1968 yılında Ilıca Plajı üzerinde Turban Çeşme Oteli’nin (şimdiki Sheraton Oteli’nin yerinde) açılması, Çeşme’nin kitlesel dış turizmle tanışmasını sağlarken, beldeye olağanüstü canlılık getirdi. Artık plajlarda istenmeyen ilkel manzaralar kalmamış, üstsüz güneşlenen turistlerin yarattığı hafif erotik görüntüler halkı kültürel bir şoka sokarken, kumsalda sere serpe yatan turistlerin fotoğrafları gazetelerin arka sayfalarını süslemeye başlamıştı.
İlçe turizminin bir diğer gurur kaynağı ise, 1974 yılında açılan Altınyunus Tatil Köyü oldu. Döneminde Türkiye’nin ilk ve en büyüğü olan bu tesis hizmete girdiğinde, ilçenin turistik yatak kapasitesi bir anda iki katına çıktı. Çeşme’de disko, kumarhane, yüzme havuzu, turistik çarşı, marina gibi yeni turistik kavramlar duyulmaya başlandı. Ayrıca, bu özel tesisin Avrupa ülkelerinden sağladığı yurt dışı kitle turizmiyle, ilçe merkezinin geleneksel işyerleri zamanla halıcı, hediyelik eşyacı, derici, antikacı, restoran, kafeterya gibi turistik mekânlara dönüştü. Böylece 1970’lerin sonlarına doğru ilçede, şimdiki canlı ticari yaşamının temelleri atılmış oldu.
Son yıllar
Ne var ki 1980 yılında ülkede yaşanan siyasi çalkantılar, doğal olarak Çeşme turizmini de olumsuz etkiledi, turizm yatırımlarıyla ilçeye gelen turist sayılarında bazı düşüşler gözlendi. Ancak, 1980’lerin ortalarından itibaren düzelen siyasi ve ekonomik ortamdan yararlanan yerli ve yabancı turizmciler atağa kalkarak, onlarca otel inşa ettiler ve bir asır kadar önce Ilıca’da başlayan turizmi Çeşme Merkezi, Dalyan Köy, Çiftlik Köy gibi merkezlere de yaydılar.

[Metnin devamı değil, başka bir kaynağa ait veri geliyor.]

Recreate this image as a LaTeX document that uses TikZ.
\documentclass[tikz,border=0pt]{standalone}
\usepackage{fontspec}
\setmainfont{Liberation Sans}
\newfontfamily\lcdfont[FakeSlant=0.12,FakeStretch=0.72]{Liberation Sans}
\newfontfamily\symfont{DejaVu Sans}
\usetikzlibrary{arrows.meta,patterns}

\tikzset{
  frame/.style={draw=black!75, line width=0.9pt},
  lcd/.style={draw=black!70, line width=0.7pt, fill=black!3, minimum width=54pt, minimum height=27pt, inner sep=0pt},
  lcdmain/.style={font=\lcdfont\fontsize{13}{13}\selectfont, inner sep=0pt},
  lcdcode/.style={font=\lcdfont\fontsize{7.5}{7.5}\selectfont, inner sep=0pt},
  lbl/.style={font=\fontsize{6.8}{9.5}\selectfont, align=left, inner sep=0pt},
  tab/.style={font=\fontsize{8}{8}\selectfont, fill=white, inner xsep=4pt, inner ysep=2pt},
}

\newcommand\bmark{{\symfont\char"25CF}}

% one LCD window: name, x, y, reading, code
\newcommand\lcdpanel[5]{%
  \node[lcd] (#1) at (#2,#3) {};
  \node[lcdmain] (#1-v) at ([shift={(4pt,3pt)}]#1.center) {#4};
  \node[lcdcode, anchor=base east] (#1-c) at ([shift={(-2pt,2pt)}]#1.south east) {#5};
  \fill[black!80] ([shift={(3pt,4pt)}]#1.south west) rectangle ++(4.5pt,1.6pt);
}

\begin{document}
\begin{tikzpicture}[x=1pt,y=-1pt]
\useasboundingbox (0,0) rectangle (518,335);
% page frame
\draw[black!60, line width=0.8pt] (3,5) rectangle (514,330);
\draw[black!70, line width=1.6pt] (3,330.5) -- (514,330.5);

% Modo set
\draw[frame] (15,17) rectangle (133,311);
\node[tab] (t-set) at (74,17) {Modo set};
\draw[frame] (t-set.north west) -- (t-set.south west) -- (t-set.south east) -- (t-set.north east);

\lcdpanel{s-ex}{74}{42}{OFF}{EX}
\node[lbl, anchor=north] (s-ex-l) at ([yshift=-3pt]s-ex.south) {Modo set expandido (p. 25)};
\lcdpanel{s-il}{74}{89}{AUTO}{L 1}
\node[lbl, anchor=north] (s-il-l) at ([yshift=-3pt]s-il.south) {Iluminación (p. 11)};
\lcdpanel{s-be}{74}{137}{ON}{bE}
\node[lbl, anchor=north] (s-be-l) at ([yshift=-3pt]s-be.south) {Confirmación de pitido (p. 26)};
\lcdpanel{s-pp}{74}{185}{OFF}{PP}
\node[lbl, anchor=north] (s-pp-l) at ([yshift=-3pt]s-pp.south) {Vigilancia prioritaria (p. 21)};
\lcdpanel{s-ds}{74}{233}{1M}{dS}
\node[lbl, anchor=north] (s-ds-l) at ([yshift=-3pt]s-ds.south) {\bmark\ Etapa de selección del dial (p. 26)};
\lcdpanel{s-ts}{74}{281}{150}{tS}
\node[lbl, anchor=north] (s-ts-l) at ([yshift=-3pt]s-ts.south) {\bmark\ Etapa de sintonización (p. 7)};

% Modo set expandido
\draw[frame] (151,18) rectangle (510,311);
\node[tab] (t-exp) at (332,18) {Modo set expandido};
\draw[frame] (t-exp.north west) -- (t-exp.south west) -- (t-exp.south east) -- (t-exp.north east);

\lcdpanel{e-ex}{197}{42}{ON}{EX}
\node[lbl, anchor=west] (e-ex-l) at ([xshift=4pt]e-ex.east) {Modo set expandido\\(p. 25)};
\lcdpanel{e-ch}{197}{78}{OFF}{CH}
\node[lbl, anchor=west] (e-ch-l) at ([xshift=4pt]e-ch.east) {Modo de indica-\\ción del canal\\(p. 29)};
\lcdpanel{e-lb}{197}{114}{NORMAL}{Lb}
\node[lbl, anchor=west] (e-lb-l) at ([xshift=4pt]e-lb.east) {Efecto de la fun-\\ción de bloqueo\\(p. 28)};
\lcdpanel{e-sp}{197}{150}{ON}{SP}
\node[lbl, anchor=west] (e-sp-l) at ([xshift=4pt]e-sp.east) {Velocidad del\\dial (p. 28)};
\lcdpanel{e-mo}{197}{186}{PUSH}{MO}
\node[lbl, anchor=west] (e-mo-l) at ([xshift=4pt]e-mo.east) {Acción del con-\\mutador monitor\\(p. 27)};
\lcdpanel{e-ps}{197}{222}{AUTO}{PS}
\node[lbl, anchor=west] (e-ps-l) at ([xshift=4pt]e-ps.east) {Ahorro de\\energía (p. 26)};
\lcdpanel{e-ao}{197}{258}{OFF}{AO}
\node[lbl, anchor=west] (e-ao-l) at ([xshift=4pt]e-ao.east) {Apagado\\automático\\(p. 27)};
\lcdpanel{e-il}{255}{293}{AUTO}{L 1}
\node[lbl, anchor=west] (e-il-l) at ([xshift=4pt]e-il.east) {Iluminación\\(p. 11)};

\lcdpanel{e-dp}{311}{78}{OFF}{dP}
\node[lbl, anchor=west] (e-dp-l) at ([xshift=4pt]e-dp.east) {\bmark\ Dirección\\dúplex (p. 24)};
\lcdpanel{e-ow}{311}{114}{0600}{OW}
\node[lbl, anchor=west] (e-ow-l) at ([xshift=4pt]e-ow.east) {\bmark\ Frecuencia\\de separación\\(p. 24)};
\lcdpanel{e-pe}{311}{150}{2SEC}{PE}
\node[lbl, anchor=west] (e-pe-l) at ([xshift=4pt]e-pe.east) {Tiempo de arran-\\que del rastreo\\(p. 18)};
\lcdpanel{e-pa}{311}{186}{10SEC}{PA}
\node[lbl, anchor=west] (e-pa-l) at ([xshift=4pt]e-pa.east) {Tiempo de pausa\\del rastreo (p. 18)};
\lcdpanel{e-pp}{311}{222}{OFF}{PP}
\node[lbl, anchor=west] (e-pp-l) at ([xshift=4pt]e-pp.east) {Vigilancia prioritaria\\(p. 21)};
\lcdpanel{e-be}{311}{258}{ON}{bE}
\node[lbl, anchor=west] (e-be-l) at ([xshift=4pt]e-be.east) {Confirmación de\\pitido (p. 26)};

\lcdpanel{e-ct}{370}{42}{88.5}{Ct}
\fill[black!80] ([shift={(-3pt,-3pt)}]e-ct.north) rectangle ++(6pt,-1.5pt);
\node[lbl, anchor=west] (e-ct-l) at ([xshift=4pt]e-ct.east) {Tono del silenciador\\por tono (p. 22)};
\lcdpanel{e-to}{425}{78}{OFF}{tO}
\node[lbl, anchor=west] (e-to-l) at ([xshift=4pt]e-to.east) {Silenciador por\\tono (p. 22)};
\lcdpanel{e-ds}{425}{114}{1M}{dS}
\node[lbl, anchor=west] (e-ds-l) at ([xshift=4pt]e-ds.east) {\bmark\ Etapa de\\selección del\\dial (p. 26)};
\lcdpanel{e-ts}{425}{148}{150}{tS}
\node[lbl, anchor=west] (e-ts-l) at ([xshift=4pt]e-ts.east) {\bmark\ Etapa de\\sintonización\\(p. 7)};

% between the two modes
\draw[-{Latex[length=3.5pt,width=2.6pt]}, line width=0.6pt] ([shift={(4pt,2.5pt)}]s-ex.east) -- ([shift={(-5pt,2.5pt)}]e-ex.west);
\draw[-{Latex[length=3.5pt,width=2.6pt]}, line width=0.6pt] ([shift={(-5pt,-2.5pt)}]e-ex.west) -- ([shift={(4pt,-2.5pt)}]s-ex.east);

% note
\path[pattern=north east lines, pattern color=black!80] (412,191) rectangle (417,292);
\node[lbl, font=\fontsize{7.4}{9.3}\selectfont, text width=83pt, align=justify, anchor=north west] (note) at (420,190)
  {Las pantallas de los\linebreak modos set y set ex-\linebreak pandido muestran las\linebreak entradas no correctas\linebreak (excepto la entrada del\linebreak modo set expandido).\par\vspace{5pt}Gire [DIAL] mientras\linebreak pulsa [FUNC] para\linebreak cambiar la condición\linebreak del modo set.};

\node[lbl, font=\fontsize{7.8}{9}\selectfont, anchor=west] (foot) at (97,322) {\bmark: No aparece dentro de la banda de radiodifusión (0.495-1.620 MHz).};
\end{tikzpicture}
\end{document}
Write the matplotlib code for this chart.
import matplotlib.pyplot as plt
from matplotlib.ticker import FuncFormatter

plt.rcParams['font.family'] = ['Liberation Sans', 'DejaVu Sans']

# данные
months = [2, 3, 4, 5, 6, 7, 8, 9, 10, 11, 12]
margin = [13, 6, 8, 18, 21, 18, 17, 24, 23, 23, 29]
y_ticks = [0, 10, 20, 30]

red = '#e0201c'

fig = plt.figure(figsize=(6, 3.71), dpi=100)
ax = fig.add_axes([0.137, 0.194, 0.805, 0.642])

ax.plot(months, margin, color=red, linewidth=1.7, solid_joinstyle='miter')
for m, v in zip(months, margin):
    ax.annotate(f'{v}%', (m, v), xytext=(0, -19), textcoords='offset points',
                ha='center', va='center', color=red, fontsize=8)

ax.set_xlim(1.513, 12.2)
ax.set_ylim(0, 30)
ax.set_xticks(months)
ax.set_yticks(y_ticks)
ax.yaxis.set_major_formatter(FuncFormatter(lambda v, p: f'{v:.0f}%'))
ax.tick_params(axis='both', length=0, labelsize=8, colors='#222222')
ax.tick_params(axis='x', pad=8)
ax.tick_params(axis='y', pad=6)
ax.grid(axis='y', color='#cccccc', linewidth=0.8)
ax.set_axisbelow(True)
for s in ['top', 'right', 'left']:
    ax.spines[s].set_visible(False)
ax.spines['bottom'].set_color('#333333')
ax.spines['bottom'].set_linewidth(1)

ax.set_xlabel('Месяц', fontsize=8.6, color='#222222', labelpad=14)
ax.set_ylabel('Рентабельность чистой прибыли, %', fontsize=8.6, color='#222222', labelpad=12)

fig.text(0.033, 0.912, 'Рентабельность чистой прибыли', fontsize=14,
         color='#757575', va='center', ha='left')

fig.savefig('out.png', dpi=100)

Çeşme’nin turizm zincirine katılan son halka ise, 1990’larda yıldızı parlayan Alaçatı beldesi oldu ama yarattığı canlılık ve turizm çeşitliliği yalnız Türkiye’de değil, bütün Avrupa’da ses getirdi. Artık yeni eğilim, bu beldenin taş evlerinin fotoğraflarını çekmek, lüks dükkânlarında para harcamak, barlarında derin sohbetlere dalmak ve sığ denizinde rüzgâr sörfü yapmaktı…
Doğal olarak, turizm denilince akla başlangıçta yalnızca turistik tesisler geliyor. Oysa en az onlar kadar, kitle turizminin gelişmesiyle bölgeyi ziyaret eden konuklara değerli hizmetler sunarak tatillerini renklendiren restoran ve turistik dükkânlar, ören yerlerine turlar düzenleyen seyahat acenteleri ve Eşek Adası’na günübirlik giden yatçılar da bu bağlamda anımsanmalıdır.
Şimdilerde ise Çeşme’nin, Ildırı’dan Tursite’ye; Alaçatı’dan Dalyan Köy’e; Ilıca’dan Çiftlik Köy’e ve tabii ilçe merkezine kadar dağılmış birbirinden güzel sayısız otel (birçoğu dünya çapında, 5 yıldızlı zincir otel olmak üzere) ve pansiyonlarında on binlerce turistik yatak kapasitesine ulaşılmıştır. Restoranlarında, Akdeniz mutfağının sağlıklı, leziz ve bol çeşitli yemekleri damak zevklerini tatmin etmekte; lüks yatlarıyla eğlence mekânlarında ayrıcalıklı ve kaliteli hizmetler sunulmaktadır.
Çeşme, Türkiye’de turizmin öncüsü olmakla ne kadar övünse azdır.